— Не могу видеть на вас эту звезду, господин медицинский советник! — невольно вырвалось у него, когда он здоровался с Фале. — Я тотчас же позвоню гауляйтеру и добьюсь, чтобы вам разрешили ее снять.
Но медицинский советник Фале очень вежливо отклонил предложение Фабиана.
— Я вынужден буду немедленно отказаться от всяких льгот, — сказал он хладнокровно, и редкие волосы в его бороде зашевелились. — Эта звезда, которой для издевки придали форму ордена, дана нам национал-социалистской партией.

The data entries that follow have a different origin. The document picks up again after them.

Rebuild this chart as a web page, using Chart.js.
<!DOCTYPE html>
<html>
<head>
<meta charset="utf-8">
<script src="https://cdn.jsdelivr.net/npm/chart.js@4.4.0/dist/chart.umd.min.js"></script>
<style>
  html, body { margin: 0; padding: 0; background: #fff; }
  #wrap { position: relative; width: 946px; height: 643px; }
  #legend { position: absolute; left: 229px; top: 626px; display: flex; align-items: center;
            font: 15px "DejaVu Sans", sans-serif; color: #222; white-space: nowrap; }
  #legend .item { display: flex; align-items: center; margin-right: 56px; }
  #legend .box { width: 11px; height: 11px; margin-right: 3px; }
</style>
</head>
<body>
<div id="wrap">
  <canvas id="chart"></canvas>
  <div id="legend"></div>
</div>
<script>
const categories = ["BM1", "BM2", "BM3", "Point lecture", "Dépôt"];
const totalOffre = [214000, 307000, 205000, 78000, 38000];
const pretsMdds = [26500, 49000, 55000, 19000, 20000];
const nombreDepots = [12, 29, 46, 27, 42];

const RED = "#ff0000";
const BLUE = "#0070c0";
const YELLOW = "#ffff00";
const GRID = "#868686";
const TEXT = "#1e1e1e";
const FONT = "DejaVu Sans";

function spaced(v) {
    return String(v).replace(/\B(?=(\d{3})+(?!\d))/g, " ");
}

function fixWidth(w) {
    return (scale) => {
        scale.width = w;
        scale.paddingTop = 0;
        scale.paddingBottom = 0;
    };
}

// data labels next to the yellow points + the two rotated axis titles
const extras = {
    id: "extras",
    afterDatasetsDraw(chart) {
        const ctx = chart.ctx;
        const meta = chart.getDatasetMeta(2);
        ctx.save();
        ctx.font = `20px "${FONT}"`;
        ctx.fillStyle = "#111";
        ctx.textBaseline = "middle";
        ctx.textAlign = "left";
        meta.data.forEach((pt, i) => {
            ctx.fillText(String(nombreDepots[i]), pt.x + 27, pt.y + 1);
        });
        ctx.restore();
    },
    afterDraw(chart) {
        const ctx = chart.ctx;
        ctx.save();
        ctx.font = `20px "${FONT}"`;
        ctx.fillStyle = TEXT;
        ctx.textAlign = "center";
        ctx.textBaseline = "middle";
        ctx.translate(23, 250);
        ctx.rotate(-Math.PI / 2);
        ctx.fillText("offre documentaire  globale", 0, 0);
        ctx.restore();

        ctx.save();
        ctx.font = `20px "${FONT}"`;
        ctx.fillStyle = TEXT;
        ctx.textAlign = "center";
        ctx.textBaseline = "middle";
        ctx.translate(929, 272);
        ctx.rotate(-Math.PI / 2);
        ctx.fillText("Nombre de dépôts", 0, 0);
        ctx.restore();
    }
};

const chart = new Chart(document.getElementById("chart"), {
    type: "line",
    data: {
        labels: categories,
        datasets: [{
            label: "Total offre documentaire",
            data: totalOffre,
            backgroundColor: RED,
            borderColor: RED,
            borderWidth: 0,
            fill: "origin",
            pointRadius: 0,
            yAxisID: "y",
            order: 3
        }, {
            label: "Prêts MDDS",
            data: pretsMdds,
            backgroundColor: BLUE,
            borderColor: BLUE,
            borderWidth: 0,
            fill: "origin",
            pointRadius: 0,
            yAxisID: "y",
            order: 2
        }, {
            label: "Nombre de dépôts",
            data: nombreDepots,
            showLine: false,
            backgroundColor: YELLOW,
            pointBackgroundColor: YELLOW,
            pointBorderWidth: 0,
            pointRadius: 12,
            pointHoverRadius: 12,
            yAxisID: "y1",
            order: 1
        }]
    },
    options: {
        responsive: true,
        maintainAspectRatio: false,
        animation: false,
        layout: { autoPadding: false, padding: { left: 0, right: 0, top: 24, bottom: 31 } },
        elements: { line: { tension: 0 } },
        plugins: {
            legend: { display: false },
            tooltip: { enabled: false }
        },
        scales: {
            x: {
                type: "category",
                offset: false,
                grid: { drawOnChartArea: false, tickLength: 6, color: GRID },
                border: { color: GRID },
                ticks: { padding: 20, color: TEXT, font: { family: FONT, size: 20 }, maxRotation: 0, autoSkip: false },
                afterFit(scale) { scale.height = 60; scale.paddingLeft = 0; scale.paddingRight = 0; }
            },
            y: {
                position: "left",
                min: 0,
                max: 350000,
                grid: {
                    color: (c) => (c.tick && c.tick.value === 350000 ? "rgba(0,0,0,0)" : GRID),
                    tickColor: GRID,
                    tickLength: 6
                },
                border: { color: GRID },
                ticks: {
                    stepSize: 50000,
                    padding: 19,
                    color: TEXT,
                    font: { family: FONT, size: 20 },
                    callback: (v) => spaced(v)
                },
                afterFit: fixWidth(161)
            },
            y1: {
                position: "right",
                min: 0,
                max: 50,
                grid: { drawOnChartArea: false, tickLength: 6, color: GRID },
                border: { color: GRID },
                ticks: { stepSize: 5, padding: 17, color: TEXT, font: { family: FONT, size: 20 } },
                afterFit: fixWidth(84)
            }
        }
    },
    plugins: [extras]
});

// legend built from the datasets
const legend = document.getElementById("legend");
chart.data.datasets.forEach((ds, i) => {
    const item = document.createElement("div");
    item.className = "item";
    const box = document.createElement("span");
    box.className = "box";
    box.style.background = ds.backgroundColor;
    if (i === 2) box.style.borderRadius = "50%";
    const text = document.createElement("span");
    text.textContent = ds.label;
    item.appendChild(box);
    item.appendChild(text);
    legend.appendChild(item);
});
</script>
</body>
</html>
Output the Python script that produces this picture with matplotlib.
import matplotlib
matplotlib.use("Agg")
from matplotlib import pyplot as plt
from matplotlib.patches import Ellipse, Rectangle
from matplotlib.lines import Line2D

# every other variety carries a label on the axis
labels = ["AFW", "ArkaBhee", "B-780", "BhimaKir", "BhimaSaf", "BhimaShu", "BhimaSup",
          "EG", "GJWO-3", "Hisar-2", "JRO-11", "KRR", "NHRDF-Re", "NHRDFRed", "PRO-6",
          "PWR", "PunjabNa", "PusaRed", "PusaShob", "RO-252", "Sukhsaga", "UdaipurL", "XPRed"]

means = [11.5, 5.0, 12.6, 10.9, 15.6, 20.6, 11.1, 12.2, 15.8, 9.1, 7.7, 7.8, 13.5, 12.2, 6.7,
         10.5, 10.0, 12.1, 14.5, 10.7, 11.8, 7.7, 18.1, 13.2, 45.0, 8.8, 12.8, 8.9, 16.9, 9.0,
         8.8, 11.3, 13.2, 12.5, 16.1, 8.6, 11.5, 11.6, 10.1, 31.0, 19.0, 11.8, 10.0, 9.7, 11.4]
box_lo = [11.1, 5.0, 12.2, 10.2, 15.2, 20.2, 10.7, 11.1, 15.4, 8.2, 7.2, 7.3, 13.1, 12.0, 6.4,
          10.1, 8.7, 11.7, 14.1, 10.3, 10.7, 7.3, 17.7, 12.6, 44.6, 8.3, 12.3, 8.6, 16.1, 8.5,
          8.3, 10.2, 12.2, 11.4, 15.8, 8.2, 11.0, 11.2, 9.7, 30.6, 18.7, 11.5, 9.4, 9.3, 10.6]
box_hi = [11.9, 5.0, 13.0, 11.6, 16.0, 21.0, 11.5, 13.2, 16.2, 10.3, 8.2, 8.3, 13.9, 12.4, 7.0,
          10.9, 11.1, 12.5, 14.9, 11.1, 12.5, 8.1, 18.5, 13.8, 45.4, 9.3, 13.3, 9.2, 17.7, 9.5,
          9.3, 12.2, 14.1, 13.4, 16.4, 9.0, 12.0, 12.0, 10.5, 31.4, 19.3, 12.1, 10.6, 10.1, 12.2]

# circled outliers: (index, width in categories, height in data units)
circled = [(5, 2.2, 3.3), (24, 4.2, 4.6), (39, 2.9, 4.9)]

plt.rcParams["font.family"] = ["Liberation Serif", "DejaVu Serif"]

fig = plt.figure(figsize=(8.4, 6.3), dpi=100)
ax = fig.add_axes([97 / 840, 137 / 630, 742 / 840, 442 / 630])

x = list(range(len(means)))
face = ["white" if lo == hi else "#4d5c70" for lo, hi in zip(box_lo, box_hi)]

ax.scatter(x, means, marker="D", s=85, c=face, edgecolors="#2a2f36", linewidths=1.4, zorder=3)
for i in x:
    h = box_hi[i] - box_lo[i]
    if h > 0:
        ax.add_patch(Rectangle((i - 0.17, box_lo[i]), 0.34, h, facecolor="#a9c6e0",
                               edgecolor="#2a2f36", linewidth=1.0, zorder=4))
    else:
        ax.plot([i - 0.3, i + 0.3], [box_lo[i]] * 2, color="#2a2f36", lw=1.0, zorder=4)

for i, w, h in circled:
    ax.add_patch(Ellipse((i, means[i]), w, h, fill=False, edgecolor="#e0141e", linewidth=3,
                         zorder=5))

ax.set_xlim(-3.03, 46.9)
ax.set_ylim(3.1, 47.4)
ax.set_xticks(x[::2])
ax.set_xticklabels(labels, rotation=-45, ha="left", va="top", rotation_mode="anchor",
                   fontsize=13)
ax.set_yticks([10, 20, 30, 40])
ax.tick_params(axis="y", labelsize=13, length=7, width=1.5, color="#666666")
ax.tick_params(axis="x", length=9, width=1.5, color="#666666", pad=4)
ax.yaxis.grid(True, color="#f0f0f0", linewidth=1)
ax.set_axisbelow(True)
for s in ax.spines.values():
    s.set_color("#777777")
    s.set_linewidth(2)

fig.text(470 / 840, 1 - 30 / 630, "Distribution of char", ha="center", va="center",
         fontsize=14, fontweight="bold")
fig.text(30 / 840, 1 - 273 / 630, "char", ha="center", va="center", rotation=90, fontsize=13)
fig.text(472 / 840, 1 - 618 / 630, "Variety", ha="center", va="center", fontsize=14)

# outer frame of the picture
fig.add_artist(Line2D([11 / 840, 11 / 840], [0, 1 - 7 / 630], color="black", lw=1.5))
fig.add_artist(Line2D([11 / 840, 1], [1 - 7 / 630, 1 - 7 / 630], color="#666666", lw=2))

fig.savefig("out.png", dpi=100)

Откровенно говоря, я нисколько не стыжусь, что ношу этот знак, по крайней мере, каждому видно, что я не принадлежу к нации, устраивающей погромы, — Он говорил прямо, без обиняков, и Фабиан был поражен уверенным тоном и стойкостью старика.
— Вы знаете мою точку зрения на эти вопросы, господин медицинский советник, — сказал он, заботясь, о своей собственной репутации.
Фале кивнул головой и иронически улыбнулся. Тонкие посиневшие губы его раздвинулись, обнажая мелкие зубы.
— Да, я знаю, — сказал он. — Эту точку зрения разделяют многие, насколько мне известно, и тем удивительнее, что никто из вас даже пальцем не пошевельнул, если не считать вашего брата Вольфганга! Вы не станете этого отрицать! Простите мне мою откровенность, но это единственное, что осталось нам, евреям.
Фабиан покраснел от горьких упреков Фале и, чтобы перевести разговор на другую тему, спросил старика, получил ли он какие-нибудь вести от Марирн.
Бледное лицо Фале преобразилось, темные глаза запылали, на крыльях серо-белого носа появились ярко-красные полосы.
— От Марион? — спросил он. — Да, я получил записочку, которую ей удалось отправить с польской границы. Она отправлена из Бреславля и написана наспех, в большом волнении. И все же эта весть меня осчастливила. Хочу надеяться, что я снова увижу мою дочь здоровой. Марион — единственная отрада моего старого сердца!
Медицинский советник пришел к Фабиану, как он объяснил, по весьма спешному и важному делу: он предлагал ему купить его имение в Амзельвизе.
— Вы хотите продать Амзель? — спросил пораженный Фабиан и засмеялся. — Но вы ведь знаете, что я не миллионер, — прибавил он.
Фале оставался серьезным.
— Меня к этому принуждают, дорогой друг, — совершенно спокойно сказал он.
Фабиан снова подивился его хладнокровию.
И нельзя было не дивиться старику, который в свои семьдесят лет с таким спокойствием и чувством собственного достоинства переносил преследования, угрозы, издевательства, конфискацию капитала и имущества. Конечно, нервы его сдали, но на первый взгляд никто бы этого не заметил. С ним случались приступы истерического плача, вызываемые не удручающими обстоятельствами и тяжкими жизненными ударами, а незначительными поводами, которые раньше едва ли могли задеть его.
Если он узнавал, что солдат, приехавший в отпуск, не находил своего дома, он начинал плакать и не сразу успокаивался, даже когда выяснялось, что жена и ребенок отпускника оказались у соседей в полном здравии. Прочитав, что тысячи гессенцев были некогда проданы своим правителем в солдаты, он расстроился до слез, хотя факт этот был ему известен уже много лет; он плакал при одной только мысли, что какая-то собака потеряла хозяина. Такая чувствительность была следствием болезни нервов. Фале знал это очень хорошо, но, несмотря на все старания, его здоровье не восстанавливалось.
В вечер, когда увезли Марион и Мамушку и он нашел дом пустым, с ним случился обморок. Хорошо еще, что сыскалась смелая женщина, жена огородника, которая стала ухаживать за Фале и вести его хозяйство.
Полная ясность мысли быстро вернулась к нему; он знал, что жизнь его идет к концу, и подчинился судьбе. Он жил только одной надеждой — снова свидеться с Марион, все остальное не имело для него значения и оставляло его равнодушным.
Вполне хладнокровно, лишь изредка сопровождая свои слова тихим презрительным смехом, Фале рассказал Фабиану о преследовании со стороны начальника местного отделения гестапо Шиллинга, который угрозами уже неоднократно вымогал у него то десять, то двадцать тысяч марок. В итоге он передал ему уже около восьмидесяти тысяч.